= DIRECTIVE =
From the line with "Clone this chart in D3.js." to the line with "const y = d3.scaleLinear().domain([0, 90]).range([192, 36]);", both included, repeat each line exactly and leave out the pictures.

= SUPPLIED DATA =
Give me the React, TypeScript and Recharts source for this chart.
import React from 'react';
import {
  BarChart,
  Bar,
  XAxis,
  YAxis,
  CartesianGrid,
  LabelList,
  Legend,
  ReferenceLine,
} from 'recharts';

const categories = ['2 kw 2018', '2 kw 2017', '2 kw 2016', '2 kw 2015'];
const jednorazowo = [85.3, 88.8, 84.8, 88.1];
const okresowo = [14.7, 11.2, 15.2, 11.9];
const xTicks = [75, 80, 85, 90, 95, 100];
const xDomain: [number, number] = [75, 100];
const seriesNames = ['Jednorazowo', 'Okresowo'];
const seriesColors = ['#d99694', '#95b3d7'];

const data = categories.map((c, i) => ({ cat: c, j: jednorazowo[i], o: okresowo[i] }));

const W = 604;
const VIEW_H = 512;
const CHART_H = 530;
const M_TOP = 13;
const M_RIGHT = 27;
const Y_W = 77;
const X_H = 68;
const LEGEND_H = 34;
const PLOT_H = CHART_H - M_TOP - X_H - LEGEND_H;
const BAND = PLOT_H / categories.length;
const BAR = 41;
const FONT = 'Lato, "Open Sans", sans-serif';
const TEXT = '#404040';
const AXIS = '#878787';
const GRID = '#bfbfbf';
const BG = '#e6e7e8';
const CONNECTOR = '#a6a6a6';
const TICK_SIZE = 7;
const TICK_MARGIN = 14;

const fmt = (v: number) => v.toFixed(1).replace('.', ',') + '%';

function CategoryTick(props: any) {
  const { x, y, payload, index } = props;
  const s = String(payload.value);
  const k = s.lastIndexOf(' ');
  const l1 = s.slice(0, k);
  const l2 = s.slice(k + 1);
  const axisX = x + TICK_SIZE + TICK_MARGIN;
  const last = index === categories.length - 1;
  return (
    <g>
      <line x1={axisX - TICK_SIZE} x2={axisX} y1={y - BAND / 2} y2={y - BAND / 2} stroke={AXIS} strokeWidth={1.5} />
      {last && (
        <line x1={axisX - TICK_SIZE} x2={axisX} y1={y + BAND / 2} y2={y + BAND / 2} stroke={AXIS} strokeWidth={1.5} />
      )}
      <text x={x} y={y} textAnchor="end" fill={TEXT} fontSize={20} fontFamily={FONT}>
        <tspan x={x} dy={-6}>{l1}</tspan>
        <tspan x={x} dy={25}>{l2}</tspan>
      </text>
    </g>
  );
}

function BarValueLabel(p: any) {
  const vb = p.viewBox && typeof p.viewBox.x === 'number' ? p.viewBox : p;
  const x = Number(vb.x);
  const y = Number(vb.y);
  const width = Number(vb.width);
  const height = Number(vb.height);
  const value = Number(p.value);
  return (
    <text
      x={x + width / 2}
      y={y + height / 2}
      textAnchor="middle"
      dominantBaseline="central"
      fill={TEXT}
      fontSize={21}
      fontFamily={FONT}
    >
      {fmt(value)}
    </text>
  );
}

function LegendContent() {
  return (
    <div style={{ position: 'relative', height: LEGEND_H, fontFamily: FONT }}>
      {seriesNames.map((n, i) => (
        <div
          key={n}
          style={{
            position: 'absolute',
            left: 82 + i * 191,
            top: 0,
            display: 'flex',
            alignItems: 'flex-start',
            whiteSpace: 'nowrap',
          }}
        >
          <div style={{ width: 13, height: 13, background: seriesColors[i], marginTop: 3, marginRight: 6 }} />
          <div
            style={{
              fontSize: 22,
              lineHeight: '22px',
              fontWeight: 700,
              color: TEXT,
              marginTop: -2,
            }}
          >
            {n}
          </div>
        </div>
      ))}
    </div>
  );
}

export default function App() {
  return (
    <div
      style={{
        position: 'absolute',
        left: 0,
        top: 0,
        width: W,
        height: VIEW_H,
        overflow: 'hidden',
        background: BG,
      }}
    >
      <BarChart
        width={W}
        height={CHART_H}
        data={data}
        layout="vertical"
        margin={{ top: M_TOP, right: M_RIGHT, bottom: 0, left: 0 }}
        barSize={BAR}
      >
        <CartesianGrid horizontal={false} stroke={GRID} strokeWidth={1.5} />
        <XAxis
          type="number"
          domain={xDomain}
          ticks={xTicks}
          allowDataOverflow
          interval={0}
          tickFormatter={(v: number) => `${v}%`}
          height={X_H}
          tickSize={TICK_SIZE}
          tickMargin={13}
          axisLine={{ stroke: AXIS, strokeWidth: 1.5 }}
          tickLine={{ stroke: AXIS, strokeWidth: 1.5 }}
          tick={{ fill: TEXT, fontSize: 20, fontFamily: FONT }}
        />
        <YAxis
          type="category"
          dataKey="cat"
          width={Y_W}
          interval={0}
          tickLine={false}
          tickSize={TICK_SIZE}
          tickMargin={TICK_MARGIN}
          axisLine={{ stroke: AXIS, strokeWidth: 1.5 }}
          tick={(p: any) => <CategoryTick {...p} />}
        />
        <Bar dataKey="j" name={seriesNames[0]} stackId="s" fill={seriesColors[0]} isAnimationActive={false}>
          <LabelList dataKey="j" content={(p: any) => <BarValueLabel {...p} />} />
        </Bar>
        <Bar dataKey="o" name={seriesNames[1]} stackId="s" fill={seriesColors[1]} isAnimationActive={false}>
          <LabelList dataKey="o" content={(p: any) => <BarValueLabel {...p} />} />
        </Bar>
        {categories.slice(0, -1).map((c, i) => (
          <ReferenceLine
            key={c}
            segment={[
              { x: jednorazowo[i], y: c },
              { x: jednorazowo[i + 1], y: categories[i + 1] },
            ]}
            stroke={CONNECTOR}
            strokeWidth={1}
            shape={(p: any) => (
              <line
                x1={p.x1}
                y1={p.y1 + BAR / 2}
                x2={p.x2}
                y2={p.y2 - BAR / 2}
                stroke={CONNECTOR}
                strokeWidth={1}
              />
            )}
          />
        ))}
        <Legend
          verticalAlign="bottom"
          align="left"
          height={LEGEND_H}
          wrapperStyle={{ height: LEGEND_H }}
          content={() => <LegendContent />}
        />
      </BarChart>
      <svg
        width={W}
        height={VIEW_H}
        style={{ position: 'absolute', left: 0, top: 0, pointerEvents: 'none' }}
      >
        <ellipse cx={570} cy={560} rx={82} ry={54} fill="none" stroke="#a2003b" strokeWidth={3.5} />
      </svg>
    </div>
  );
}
* * *
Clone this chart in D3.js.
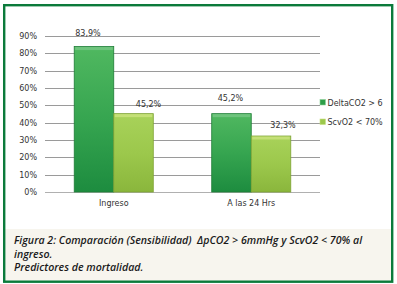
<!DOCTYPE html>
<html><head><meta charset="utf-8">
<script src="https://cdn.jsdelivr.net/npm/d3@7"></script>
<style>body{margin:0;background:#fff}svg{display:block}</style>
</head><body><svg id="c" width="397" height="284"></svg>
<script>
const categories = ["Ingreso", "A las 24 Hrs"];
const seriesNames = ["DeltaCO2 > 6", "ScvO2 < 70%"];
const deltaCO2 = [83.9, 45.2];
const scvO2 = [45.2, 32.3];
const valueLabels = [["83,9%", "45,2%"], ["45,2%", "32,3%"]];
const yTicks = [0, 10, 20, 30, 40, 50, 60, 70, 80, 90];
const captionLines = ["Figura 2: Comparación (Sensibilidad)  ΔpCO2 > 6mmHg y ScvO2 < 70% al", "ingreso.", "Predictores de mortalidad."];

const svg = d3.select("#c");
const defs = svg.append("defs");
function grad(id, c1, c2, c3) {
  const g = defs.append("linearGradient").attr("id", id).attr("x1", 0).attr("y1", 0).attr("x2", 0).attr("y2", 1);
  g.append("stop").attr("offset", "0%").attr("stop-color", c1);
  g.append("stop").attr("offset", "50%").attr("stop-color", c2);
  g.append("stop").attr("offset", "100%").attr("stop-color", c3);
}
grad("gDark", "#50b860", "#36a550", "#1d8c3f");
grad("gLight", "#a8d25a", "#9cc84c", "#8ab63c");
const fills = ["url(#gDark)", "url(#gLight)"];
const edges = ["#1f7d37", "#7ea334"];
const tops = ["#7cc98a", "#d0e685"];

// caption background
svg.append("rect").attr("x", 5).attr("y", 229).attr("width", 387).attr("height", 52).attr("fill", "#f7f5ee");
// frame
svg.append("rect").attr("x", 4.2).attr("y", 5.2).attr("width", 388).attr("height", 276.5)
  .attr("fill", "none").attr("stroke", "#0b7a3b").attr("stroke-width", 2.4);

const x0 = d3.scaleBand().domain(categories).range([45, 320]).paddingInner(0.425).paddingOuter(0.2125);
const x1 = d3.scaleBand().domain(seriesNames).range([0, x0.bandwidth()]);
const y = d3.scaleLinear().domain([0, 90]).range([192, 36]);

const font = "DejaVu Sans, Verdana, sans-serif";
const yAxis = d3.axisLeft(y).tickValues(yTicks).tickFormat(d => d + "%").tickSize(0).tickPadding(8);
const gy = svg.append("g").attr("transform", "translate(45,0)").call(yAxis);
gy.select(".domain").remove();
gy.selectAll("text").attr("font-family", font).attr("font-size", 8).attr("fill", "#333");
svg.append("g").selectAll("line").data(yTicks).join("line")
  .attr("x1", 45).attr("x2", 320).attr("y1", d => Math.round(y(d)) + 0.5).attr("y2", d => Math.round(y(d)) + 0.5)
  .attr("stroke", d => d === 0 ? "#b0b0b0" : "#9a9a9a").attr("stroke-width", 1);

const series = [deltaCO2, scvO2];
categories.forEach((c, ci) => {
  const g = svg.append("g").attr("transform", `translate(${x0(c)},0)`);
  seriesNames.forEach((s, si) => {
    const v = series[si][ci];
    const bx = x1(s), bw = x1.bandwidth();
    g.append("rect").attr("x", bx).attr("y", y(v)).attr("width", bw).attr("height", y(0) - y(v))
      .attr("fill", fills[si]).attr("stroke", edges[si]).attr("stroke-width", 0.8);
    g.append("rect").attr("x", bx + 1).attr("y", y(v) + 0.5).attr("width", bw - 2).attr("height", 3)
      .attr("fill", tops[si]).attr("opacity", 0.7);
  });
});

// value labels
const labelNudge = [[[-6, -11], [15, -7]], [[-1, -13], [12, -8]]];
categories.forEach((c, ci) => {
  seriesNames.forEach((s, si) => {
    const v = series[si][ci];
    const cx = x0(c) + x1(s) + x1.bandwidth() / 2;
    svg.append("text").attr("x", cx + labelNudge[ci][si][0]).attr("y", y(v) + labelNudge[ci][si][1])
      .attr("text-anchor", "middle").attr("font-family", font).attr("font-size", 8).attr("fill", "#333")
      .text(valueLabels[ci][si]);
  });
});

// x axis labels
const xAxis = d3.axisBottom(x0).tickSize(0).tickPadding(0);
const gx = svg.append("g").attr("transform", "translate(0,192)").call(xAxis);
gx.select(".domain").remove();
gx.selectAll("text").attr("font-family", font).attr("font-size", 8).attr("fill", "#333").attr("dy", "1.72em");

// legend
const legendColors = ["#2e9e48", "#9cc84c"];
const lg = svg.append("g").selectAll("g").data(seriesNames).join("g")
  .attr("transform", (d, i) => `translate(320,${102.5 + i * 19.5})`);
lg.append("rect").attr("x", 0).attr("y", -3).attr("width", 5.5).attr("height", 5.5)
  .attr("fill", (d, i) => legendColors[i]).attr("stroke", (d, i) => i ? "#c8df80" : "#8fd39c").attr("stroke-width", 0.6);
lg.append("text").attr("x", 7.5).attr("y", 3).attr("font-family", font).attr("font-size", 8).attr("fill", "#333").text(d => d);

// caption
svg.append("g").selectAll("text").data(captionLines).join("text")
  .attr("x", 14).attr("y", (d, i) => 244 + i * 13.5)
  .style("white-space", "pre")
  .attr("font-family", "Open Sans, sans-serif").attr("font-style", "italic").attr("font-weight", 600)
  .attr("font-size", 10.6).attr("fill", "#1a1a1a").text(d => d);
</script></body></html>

= FULL SOLUTION =
Clone this chart in D3.js.
<!DOCTYPE html>
<html><head><meta charset="utf-8">
<script src="https://cdn.jsdelivr.net/npm/d3@7"></script>
<style>body{margin:0;background:#fff}svg{display:block}</style>
</head><body><svg id="c" width="397" height="284"></svg>
<script>
const categories = ["Ingreso", "A las 24 Hrs"];
const seriesNames = ["DeltaCO2 > 6", "ScvO2 < 70%"];
const deltaCO2 = [83.9, 45.2];
const scvO2 = [45.2, 32.3];
const valueLabels = [["83,9%", "45,2%"], ["45,2%", "32,3%"]];
const yTicks = [0, 10, 20, 30, 40, 50, 60, 70, 80, 90];
const captionLines = ["Figura 2: Comparación (Sensibilidad)  ΔpCO2 > 6mmHg y ScvO2 < 70% al", "ingreso.", "Predictores de mortalidad."];

const svg = d3.select("#c");
const defs = svg.append("defs");
function grad(id, c1, c2, c3) {
  const g = defs.append("linearGradient").attr("id", id).attr("x1", 0).attr("y1", 0).attr("x2", 0).attr("y2", 1);
  g.append("stop").attr("offset", "0%").attr("stop-color", c1);
  g.append("stop").attr("offset", "50%").attr("stop-color", c2);
  g.append("stop").attr("offset", "100%").attr("stop-color", c3);
}
grad("gDark", "#50b860", "#36a550", "#1d8c3f");
grad("gLight", "#a8d25a", "#9cc84c", "#8ab63c");
const fills = ["url(#gDark)", "url(#gLight)"];
const edges = ["#1f7d37", "#7ea334"];
const tops = ["#7cc98a", "#d0e685"];

// caption background
svg.append("rect").attr("x", 5).attr("y", 229).attr("width", 387).attr("height", 52).attr("fill", "#f7f5ee");
// frame
svg.append("rect").attr("x", 4.2).attr("y", 5.2).attr("width", 388).attr("height", 276.5)
  .attr("fill", "none").attr("stroke", "#0b7a3b").attr("stroke-width", 2.4);

const x0 = d3.scaleBand().domain(categories).range([45, 320]).paddingInner(0.425).paddingOuter(0.2125);
const x1 = d3.scaleBand().domain(seriesNames).range([0, x0.bandwidth()]);
const y = d3.scaleLinear().domain([0, 90]).range([192, 36]);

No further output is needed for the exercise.